Insomma: Ammaniti is nothing, tuttavia sorge il sospetto che se, mentre lui si scola la Sangria, noi sostituissimo a “io non ho paura” la frase “a me non frega nulla”, il risultato sarebbe esattamente lo stesso e nessuno noterebbe la differenza.
2) IL GUERRAFONDAIO
Senza Peppino, cosa sarebbe stato Totò? E lo stesso Ciccio senza Franco, Cochi senza Renato. Il Guerrafondaio è colui che rende grande l’Io-Non-Ho-Paura, in un rapporto simbiotico in cui uno giustifica l’altro.
Mentre l’Io-Non-Ho-Paura strimpella sulle note di Imagine, lui indossa l’elmetto tipo Sturmtruppen e comincia a maledire “i gessetti colorati”, le “marce della pace”, le “preghiere” (anche se il Cattolico dovrebbe essere lui: infatti l’altra cosa che lo fa incazzare è quando la gente scrive a favore dei matrimoni omosessuali).
Vorrebbe bombardare, raderli al suolo, farli sparire dalla faccia della Terra; ma chiedergli “chi, di grazia?” è inutile, perchè il Guerrafondaio non ha tempo da perdere. Nel percorso tra il frigorifero e il divano, che compie a passo dell’oca, ha già descritto sulla sua bacheca una drammatica escalation a base di risoluzioni Onu e missioni militari che – ove presa alla lettera – porterebbe dritti alla Terza Guerra Mondiale e alla relativa distruzione del Pianeta.
3) IL NARCISISTA
Di gran lunga il preferito dalla critica e dal pubblico più esigente.
Mentre l’Io-Non-Ho-Paura e il Guerrafondaio scendono subito in campo, il Narcisista prende tempo. Solo dopo aver osservato il mondo dall’alto, con un cinismo che spesso scivola nel disprezzo, ecco che scende dall’altissima montagna su cui vive, annunciando il suo disgusto per i social “cloache a cielo aperto” dove tutti, ma proprio tutti, “dicono la loro”.
Davanti a fatti come questi si dovrebbe tacere, afferma.
E però poi, invece che tacere, il Narcisista continua a parlare. Fa citazioni colte per attaccare gli avversari, cioè quelli che simpatizzano per un partito diverso dal suo.
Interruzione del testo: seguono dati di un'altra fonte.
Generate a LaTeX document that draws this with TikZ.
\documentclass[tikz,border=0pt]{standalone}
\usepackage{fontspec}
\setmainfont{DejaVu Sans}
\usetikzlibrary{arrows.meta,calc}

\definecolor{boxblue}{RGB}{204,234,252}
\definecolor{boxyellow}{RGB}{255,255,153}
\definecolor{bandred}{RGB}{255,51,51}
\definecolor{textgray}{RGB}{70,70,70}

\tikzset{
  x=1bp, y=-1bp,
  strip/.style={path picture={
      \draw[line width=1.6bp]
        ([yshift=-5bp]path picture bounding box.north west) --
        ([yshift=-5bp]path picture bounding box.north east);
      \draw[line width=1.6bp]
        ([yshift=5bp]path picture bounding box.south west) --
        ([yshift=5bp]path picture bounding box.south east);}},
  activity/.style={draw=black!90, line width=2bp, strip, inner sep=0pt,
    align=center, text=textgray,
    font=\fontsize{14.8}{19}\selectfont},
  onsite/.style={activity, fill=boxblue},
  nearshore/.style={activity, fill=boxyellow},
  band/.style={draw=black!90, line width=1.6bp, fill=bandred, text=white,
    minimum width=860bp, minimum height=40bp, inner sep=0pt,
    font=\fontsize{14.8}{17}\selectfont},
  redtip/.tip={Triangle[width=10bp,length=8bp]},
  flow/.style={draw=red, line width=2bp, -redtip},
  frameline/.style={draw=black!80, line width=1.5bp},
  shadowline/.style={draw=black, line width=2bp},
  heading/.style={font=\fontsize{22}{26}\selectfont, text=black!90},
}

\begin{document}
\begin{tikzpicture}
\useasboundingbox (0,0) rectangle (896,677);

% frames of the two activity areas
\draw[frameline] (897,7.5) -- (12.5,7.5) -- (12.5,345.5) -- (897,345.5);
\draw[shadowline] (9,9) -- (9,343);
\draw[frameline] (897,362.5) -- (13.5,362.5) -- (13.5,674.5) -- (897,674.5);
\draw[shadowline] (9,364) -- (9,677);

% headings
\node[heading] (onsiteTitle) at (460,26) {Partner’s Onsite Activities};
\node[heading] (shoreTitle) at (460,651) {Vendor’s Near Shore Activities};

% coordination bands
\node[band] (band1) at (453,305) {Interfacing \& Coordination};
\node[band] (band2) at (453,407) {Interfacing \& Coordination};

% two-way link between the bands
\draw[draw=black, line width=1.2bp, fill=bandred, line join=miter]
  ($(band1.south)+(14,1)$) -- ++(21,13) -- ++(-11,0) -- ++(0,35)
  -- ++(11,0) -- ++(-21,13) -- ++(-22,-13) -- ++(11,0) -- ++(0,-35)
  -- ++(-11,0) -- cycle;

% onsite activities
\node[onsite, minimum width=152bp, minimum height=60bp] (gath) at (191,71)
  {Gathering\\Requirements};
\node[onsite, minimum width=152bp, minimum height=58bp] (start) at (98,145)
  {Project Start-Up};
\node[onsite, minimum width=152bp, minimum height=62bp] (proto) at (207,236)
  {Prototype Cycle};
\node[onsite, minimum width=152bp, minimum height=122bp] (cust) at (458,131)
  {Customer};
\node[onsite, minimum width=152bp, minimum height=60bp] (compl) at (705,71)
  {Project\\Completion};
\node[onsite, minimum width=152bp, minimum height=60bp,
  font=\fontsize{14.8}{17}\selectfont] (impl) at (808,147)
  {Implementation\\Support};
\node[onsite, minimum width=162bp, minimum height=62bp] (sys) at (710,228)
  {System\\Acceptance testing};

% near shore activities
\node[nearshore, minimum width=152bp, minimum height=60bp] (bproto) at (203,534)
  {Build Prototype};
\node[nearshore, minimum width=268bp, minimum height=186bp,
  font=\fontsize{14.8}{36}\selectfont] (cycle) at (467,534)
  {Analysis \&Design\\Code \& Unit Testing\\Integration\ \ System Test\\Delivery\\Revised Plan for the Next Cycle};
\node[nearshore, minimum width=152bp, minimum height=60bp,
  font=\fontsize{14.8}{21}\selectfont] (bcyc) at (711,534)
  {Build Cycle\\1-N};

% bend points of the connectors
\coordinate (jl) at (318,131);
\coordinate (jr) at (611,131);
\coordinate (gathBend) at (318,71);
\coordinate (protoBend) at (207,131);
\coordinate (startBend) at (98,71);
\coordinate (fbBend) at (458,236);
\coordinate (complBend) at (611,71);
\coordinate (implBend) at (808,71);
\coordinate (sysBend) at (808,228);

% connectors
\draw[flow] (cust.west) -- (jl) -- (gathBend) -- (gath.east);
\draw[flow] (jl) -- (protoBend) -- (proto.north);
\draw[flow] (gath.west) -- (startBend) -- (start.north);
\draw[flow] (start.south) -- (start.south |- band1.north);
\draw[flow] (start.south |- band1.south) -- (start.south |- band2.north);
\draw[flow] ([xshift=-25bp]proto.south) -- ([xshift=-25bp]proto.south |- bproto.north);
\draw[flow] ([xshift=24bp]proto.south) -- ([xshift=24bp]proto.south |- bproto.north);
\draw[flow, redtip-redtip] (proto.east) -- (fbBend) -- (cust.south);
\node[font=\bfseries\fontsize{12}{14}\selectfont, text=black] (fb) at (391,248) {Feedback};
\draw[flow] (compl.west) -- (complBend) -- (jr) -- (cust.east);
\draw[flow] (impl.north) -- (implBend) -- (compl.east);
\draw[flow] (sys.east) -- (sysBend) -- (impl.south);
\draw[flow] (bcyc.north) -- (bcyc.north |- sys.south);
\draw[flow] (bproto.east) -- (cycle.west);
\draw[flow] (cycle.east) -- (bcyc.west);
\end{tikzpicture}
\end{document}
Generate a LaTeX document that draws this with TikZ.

Continua a parlare degli altri, marcando sempre la differenza tra gli altri, corrotti, e la purezza che lui può vantare; di fatto, parla solo di sé stesso e col passare delle righe diventa chiaro che il fine del post è semplicemente quello di farci sapere che lui è vivo.
Dio è Morto, Marx è morto, altre persone sono appena morte ma lui sta benissimo e non smetterà di parlare fino a che non avremo messo il like.
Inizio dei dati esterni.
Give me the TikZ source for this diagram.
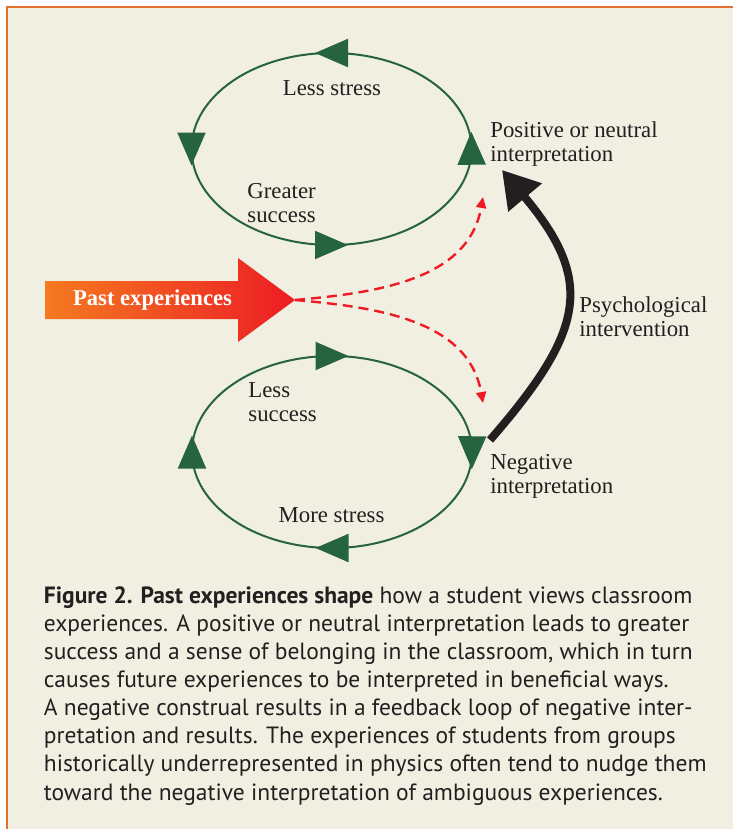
\documentclass[tikz,border=0pt]{standalone}
\usepackage{fontspec}
\setmainfont{Liberation Serif}
\newfontfamily\capfont{PT Sans}
\usetikzlibrary{arrows.meta, decorations.markings}

\definecolor{loopgreen}{RGB}{38,99,64}
\definecolor{panelbg}{RGB}{241,239,225}
\definecolor{frameorange}{RGB}{226,112,48}
\definecolor{pastorange}{RGB}{244,122,32}
\definecolor{pastred}{RGB}{237,28,36}
\definecolor{inkgray}{RGB}{35,31,32}

\begin{document}
\begin{tikzpicture}[x=0.5pt, y=0.5pt,
        label/.style={text=inkgray, inner sep=0pt, align=left,
            font=\fontsize{11.4}{12}\selectfont},
        loopline/.style={draw=loopgreen, line width=1pt},
        ccwloop/.style={loopline, postaction={decorate}, decoration={markings,
            mark=at position 0.001 with {\arrow[xshift=8.25pt]{Triangle[length=16.5pt, width=14pt]}},
            mark=at position 0.25 with {\arrow[xshift=8.25pt]{Triangle[length=16.5pt, width=14pt]}},
            mark=at position 0.5 with {\arrow[xshift=8.25pt]{Triangle[length=16.5pt, width=14pt]}},
            mark=at position 0.75 with {\arrow[xshift=8.25pt]{Triangle[length=16.5pt, width=14pt]}}}},
        cwloop/.style={loopline, postaction={decorate}, decoration={markings,
            mark=at position 0.25 with {\arrowreversed[xshift=-8.25pt]{Triangle[length=16.5pt, width=14pt]}},
            mark=at position 0.5 with {\arrowreversed[xshift=-8.25pt]{Triangle[length=16.5pt, width=14pt]}},
            mark=at position 0.75 with {\arrowreversed[xshift=-8.25pt]{Triangle[length=16.5pt, width=14pt]}},
            mark=at position 0.999 with {\arrowreversed[xshift=-8.25pt]{Triangle[length=16.5pt, width=14pt]}}}},
        dashlink/.style={draw=pastred, line width=1.2pt, dash pattern=on 5pt off 3pt,
            -{Triangle[length=5.5pt, width=5pt]}}]
    \useasboundingbox (0,0) rectangle (733,-829);
    \fill[panelbg] (7,-7) rectangle (733,-829);
    \draw[frameorange, line width=1pt] (7,-829) -- (7,-7) -- (733,-7);

    % the two loops
    \draw[ccwloop] (331.5,-149) ellipse [x radius=140, y radius=96];
    \draw[cwloop] (332,-452) ellipse [x radius=140, y radius=96];

    % labels (base = last line)
    \node[label, anchor=base] (lessstress) at (332,-96) {Less stress};
    \node[label, anchor=base west] (greater) at (247,-222) {Greater\\success};
    \node[label, anchor=base west] (positive) at (490,-161) {Positive or neutral\\interpretation};
    \node[label, anchor=base west] (lesssucc) at (248,-421) {Less\\success};
    \node[label, anchor=base] (morestress) at (331.5,-522) {More stress};
    \node[label, anchor=base west] (negative) at (490,-493) {Negative\\interpretation};
    \node[label, anchor=base west] (psych) at (579,-336) {Psychological\\intervention};

    % past experiences arrow
    \shade[left color=pastorange, right color=pastred] (45,-281) -- (238,-281) -- (238,-258)
        -- (295,-300) -- (238,-342) -- (238,-319) -- (45,-319) -- cycle;
    \node[anchor=base, text=white, inner sep=0pt,
        font=\bfseries\fontsize{11.3}{12}\selectfont] (past) at (152.5,-305) {Past experiences};
    \coordinate (pasttip) at (295,-300);
    \coordinate (posdash) at (483,-197);
    \coordinate (negdash) at (483,-403);
    \coordinate (negout) at (490,-440);
    \coordinate (posin) at (502,-170);

    \draw[dashlink] (pasttip) to[out=5, in=-100] (posdash);
    \draw[dashlink] (pasttip) to[out=-5, in=100] (negdash);
    \draw[inkgray, line width=4pt, -{Triangle[length=18pt, width=21pt]}]
        (negout) to[out=49, in=-50, looseness=1.37] (posin);

    \node[anchor=base west, align=left, inner sep=0pt, text=inkgray,
        font=\capfont\fontsize{11.75}{14.07}\selectfont] (caption) at (43.5,-800)
        {\textbf{Figure 2. Past experiences shape} how a student views classroom\\
        experiences. A positive or neutral interpretation leads to greater\\
        success and a sense of belonging in the classroom, which in turn\\
        causes future experiences to be interpreted in beneficial ways.\\
        A negative construal results in a feedback loop of negative inter-\\
        pretation and results. The experiences of students from groups\\
        historically underrepresented in physics often tend to nudge them\\
        toward the negative interpretation of ambiguous experiences.};
\end{tikzpicture}
\end{document}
4) L’ESPERTO DI GEO-POLITICA
A lui l’opinione non interessa.
Lui è un uomo di fatti, a differenza degli altri, “e guarda cosa mi tocca leggere, un’altra roba del genere e non rispondo delle mie azioni”.
È uomo colto, legge molto, Internazionale certo, ma non solo, i settimanali stranieri sono il suo pane e anzi, ha appena sentito la CNN che smentisce categoricamente certe sciocchezze che stanno dicendo in Italia.
Perché proprio li, perché proprio oggi, sono domande che per lui non hanno misteri.
Fargli qualche domanda è però un errore madornale, perché l’Esperto di Geopolitica comincia con una spatafiata da perdere quattro diottrie a leggerla tutta, si parte da Putin e Trump, per tornare indietro a Obama e le Primavere Arabe, e poi Bush e la Guerra in Iraq, Clinton e Camp David, Nixon e l’Opec, la Seconda Guerra Mondiale il caso Mattei e poi, verso le quattro di notte, l’analisi delle motivazioni che spinsero Carlo Martello a fermare i Saladini a Poitiers.
5) LA MUCCA DEL WISCONSIN
Mentre il mondo è col fiato sospeso, il bilancio sale e raggiunge cifre da incubo, mentre ci si chiede cosa ne sarà di noi e dei nostri figli, all’improvviso lui:
“Tranquillo Gigi, quest’anno a Kiev la Coppa la alzi tu, leggenda bianconera!”.
E tu sei li, preda di dubbi inauditi sul suffragio universale, che subito ne spunta un altro:
“Venticinque arrosticini e non sentirli! Buone vacanze a tutti dall’Abruzzo!”.
Impassibile davanti agli eventi del mondo come le mucche del Wisconsin davanti ai treni, questo è il personaggio più importante, che infatti entra in scena per ultimo.
E’ lui a dimostrare senza appello la follia alla base dell’atto terroristico, l’idiozia di un manipolo di stronzi convinti che sia possibile scuoterci dalla routine, svegliarci dal torpore culturale per cui, davanti ad ogni fatto, quello che ci interessa davvero è dire qualcosa di intelligente sui social, produrre un’altra prova che dimostri a tutti la nostra esistenza.
Comunque vada, domani è un altro status.